Begin with the first line and repeat exactly through the line containing "(0,0) rectangle (1219pt,545pt);"; leave every image out.

# PROVIDED DATA
···

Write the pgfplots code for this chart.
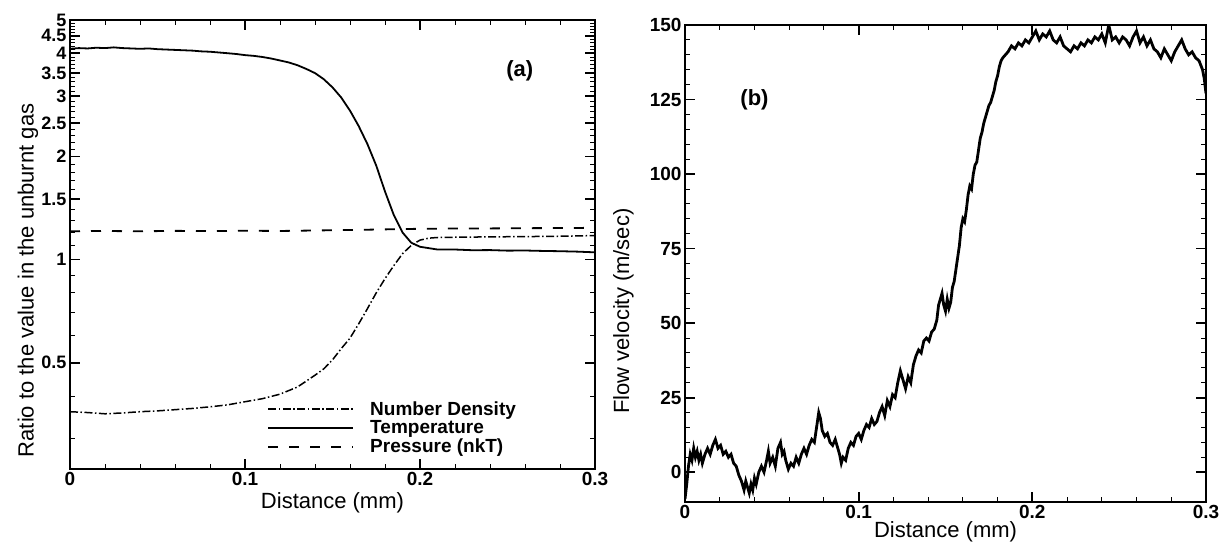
\documentclass[border=0pt]{standalone}
\usepackage{fontspec}
\setmainfont{Liberation Sans}
\usepackage{pgfplots}
\pgfplotsset{compat=1.18}

\pgfplotsset{every axis/.append style={
  scale only axis, axis line style={line width=2.4pt}, line join=miter,
  tick align=inside, major tick length=10pt, minor tick length=5pt,
  every major tick/.append style={line width=1.8pt,black},
  every minor tick/.append style={line width=0.9pt,black},
  tick label style={font=\fontsize{19}{22}\selectfont\bfseries},
  label style={font=\fontsize{22}{26}\selectfont},
  /pgf/number format/assume math mode=true}}

\begin{document}
\begin{tikzpicture}
\useasboundingbox (0,0) rectangle (1219pt,545pt);

% (a) ratios, log scale
\begin{axis}[at={(70pt,76pt)},anchor=south west,width=525pt,height=449pt,
  xmin=0,xmax=0.3,ymode=log,ymin=0.245,ymax=5,
  xtick={0,0.1,0.2,0.3},xticklabels={0,0.1,0.2,0.3},minor x tick num=4,
  ytick={0.5,1,1.5,2,2.5,3,3.5,4,4.5,5},
  yticklabels={0.5,1,1.5,2,2.5,3,3.5,4,4.5,5},
  yticklabel style={font=\fontsize{18}{20}\selectfont\bfseries,inner ysep=0pt},
  minor ytick={0.3,0.4,0.6,0.7,0.8,0.9,1.1,1.2,1.3,1.4,1.6,1.7,1.8,1.9,
    2.1,2.2,2.3,2.4,2.6,2.7,2.8,2.9,3.1,3.2,3.3,3.4,3.6,3.7,3.8,3.9,
    4.1,4.2,4.3,4.4,4.6,4.7,4.8,4.9},
  xlabel={Distance (mm)},ylabel={Ratio to the value in the unburnt gas},
  xlabel style={at={(axis description cs:0.5,-0.075)},anchor=center},
  ylabel style={at={(axis description cs:-0.08,0.42)},anchor=center},
  legend style={at={(0.37,0.16)},anchor=north west,draw=none,fill=none,
    font=\fontsize{19}{22}\selectfont\bfseries,row sep=0pt,
    /tikz/every odd column/.append style={column sep=14pt}},
  legend cell align=left,
  legend image code/.code={\draw[#1] (0pt,0pt) -- (85pt,0pt);}]
\addplot[black,line width=1.5pt,dash pattern=on 8pt off 2.5pt on 1.5pt off 2.5pt] coordinates {
(0,0.36)(0.01,0.358)(0.02,0.355)(0.03,0.357)(0.04,0.36)(0.05,0.362)(0.06,0.365)
(0.07,0.368)(0.08,0.372)(0.09,0.377)(0.1,0.385)(0.11,0.393)(0.12,0.405)(0.13,0.425)
(0.14,0.46)(0.145,0.48)(0.15,0.51)(0.155,0.55)(0.16,0.59)(0.165,0.65)(0.17,0.72)
(0.175,0.80)(0.18,0.88)(0.185,0.96)(0.19,1.04)(0.195,1.10)(0.2,1.14)(0.205,1.155)
(0.21,1.16)(0.22,1.162)(0.24,1.165)(0.26,1.167)(0.28,1.17)(0.3,1.175)};
\addlegendentry{Number Density}
\addplot[black,line width=1.8pt] coordinates {
(0,4.12)(0.005,4.14)(0.01,4.13)(0.015,4.15)(0.02,4.14)(0.025,4.16)(0.03,4.14)
(0.035,4.13)(0.04,4.12)(0.045,4.13)(0.05,4.11)(0.055,4.10)(0.06,4.09)(0.065,4.08)
(0.07,4.07)(0.075,4.05)(0.08,4.04)(0.085,4.02)(0.09,4.00)(0.095,3.98)(0.1,3.95)
(0.105,3.93)(0.11,3.90)(0.115,3.86)(0.12,3.81)(0.125,3.76)(0.13,3.69)(0.135,3.60)
(0.14,3.50)(0.145,3.36)(0.15,3.18)(0.155,2.97)(0.16,2.72)(0.165,2.45)(0.17,2.17)
(0.175,1.88)(0.18,1.58)(0.185,1.35)(0.19,1.20)(0.195,1.12)(0.2,1.09)(0.205,1.08)
(0.21,1.07)(0.22,1.07)(0.23,1.065)(0.24,1.066)(0.25,1.062)(0.26,1.063)(0.27,1.06)
(0.28,1.058)(0.29,1.055)(0.3,1.05)};
\addlegendentry{Temperature}
\addplot[black,line width=1.8pt,dash pattern=on 10pt off 11pt] coordinates {
(0,1.21)(0.02,1.212)(0.04,1.209)(0.06,1.213)(0.08,1.211)(0.1,1.214)(0.12,1.212)
(0.14,1.216)(0.16,1.22)(0.18,1.225)(0.2,1.23)(0.22,1.232)(0.24,1.233)(0.26,1.235)
(0.28,1.236)(0.3,1.238)};
\addlegendentry{Pressure (nkT)}
\node[font=\fontsize{22}{26}\selectfont\bfseries] at (axis cs:0.257,3.55) {(a)};
\end{axis}

% (b) flow velocity
\begin{axis}[at={(685pt,43pt)},anchor=south west,width=521pt,height=477pt,
  xmin=0,xmax=0.3,ymin=-10,ymax=150,
  xtick={0,0.1,0.2,0.3},xticklabels={0,0.1,0.2,0.3},minor x tick num=4,
  ytick={0,25,...,150},minor y tick num=4,
  xlabel={Distance (mm)},ylabel={Flow velocity (m/sec)},
  xlabel style={at={(axis description cs:0.5,-0.062)},anchor=center},
  ylabel style={at={(axis description cs:-0.118,0.40)},anchor=center}]
\addplot[black,line width=2.8pt] coordinates {
(0,-9)(0.001,-4)(0.002,2)(0.003,6)(0.004,4)(0.005,8)(0.006,5)(0.007,7)(0.008,4)
(0.009,6)(0.01,3)(0.0115,6)(0.013,8)(0.0145,6)(0.016,9)(0.0175,11)(0.019,8)
(0.0205,9)(0.022,6)(0.0235,7)(0.025,5)(0.0265,6)(0.028,3)(0.0295,2)(0.031,-1)
(0.0325,-3)(0.034,-6)(0.035,-3)(0.036,-5)(0.037,-7)(0.038,-4)(0.039,-6)(0.04,-2)
(0.041,-4)(0.0425,0)(0.044,2)(0.0455,0)(0.047,4)(0.048,7)(0.049,3)(0.0505,5)
(0.052,2)(0.0535,8)(0.055,10)(0.056,6)(0.057,7)(0.058,4)(0.0595,1)(0.061,3)
(0.0625,2)(0.064,5)(0.0655,3)(0.067,6)(0.0685,8)(0.07,6)(0.0715,9)(0.073,11)
(0.0745,10)(0.076,16)(0.077,20)(0.078,18)(0.079,14)(0.0805,12)(0.082,13)
(0.0835,10)(0.085,9)(0.0865,11)(0.088,8)(0.089,6)(0.09,3)(0.091,5)(0.0925,4)
(0.094,8)(0.0955,10)(0.097,9)(0.0985,12)(0.1,13)(0.1015,11)(0.103,14)(0.1045,16)
(0.106,15)(0.1075,18)(0.109,16)(0.1105,17)(0.112,20)(0.1135,22)(0.115,19)
(0.1165,24)(0.118,22)(0.1195,26)(0.121,25)(0.1225,30)(0.124,34)(0.1255,31)
(0.127,28)(0.1285,32)(0.13,30)(0.1315,36)(0.133,39)(0.1345,41)(0.136,40)
(0.1375,44)(0.139,45)(0.1405,44)(0.142,47)(0.1435,48)(0.145,51)(0.146,56)
(0.147,58)(0.148,60)(0.149,56)(0.150,54)(0.151,58)(0.152,55)(0.153,57)(0.154,62)
(0.155,64)(0.156,68)(0.157,72)(0.158,76)(0.159,82)(0.160,85)(0.161,84)(0.162,88)
(0.163,93)(0.164,96)(0.165,95)(0.166,100)(0.167,103)(0.168,104)(0.169,108)
(0.170,112)(0.171,114)(0.172,117)(0.173,119)(0.174,121)(0.175,123)(0.176,124)
(0.177,126)(0.178,128)(0.179,131)(0.180,133)(0.181,136)(0.182,138)(0.183,139)
(0.1845,140)(0.186,141)(0.188,143)(0.19,142)(0.192,144)(0.194,143)(0.196,145)
(0.198,144)(0.2,146)(0.202,148)(0.204,145)(0.206,147)(0.208,146)(0.21,148)
(0.212,145)(0.214,144)(0.216,146)(0.218,143)(0.22,142)(0.222,141)(0.224,143)
(0.226,142)(0.228,144)(0.23,143)(0.232,145)(0.234,144)(0.236,146)(0.238,145)
(0.24,147)(0.242,144)(0.244,150)(0.246,145)(0.248,146)(0.25,144)(0.252,146)
(0.254,145)(0.256,143)(0.258,146)(0.26,148)(0.262,144)(0.264,146)(0.266,143)
(0.268,145)(0.27,142)(0.272,141)(0.274,139)(0.276,142)(0.278,140)(0.28,138)
(0.282,141)(0.284,143)(0.286,145)(0.288,142)(0.29,140)(0.292,141)(0.294,139)
(0.296,138)(0.298,135)(0.299,132)(0.3,127)};
\node[font=\fontsize{22}{26}\selectfont\bfseries] at (axis cs:0.04,125) {(b)};
\end{axis}
\end{tikzpicture}
\end{document}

···

# RESULT
Write the pgfplots code for this chart.
\documentclass[border=0pt]{standalone}
\usepackage{fontspec}
\setmainfont{Liberation Sans}
\usepackage{pgfplots}
\pgfplotsset{compat=1.18}

\pgfplotsset{every axis/.append style={
  scale only axis, axis line style={line width=2.4pt}, line join=miter,
  tick align=inside, major tick length=10pt, minor tick length=5pt,
  every major tick/.append style={line width=1.8pt,black},
  every minor tick/.append style={line width=0.9pt,black},
  tick label style={font=\fontsize{19}{22}\selectfont\bfseries},
  label style={font=\fontsize{22}{26}\selectfont},
  /pgf/number format/assume math mode=true}}

\begin{document}
\begin{tikzpicture}
\useasboundingbox (0,0) rectangle (1219pt,545pt);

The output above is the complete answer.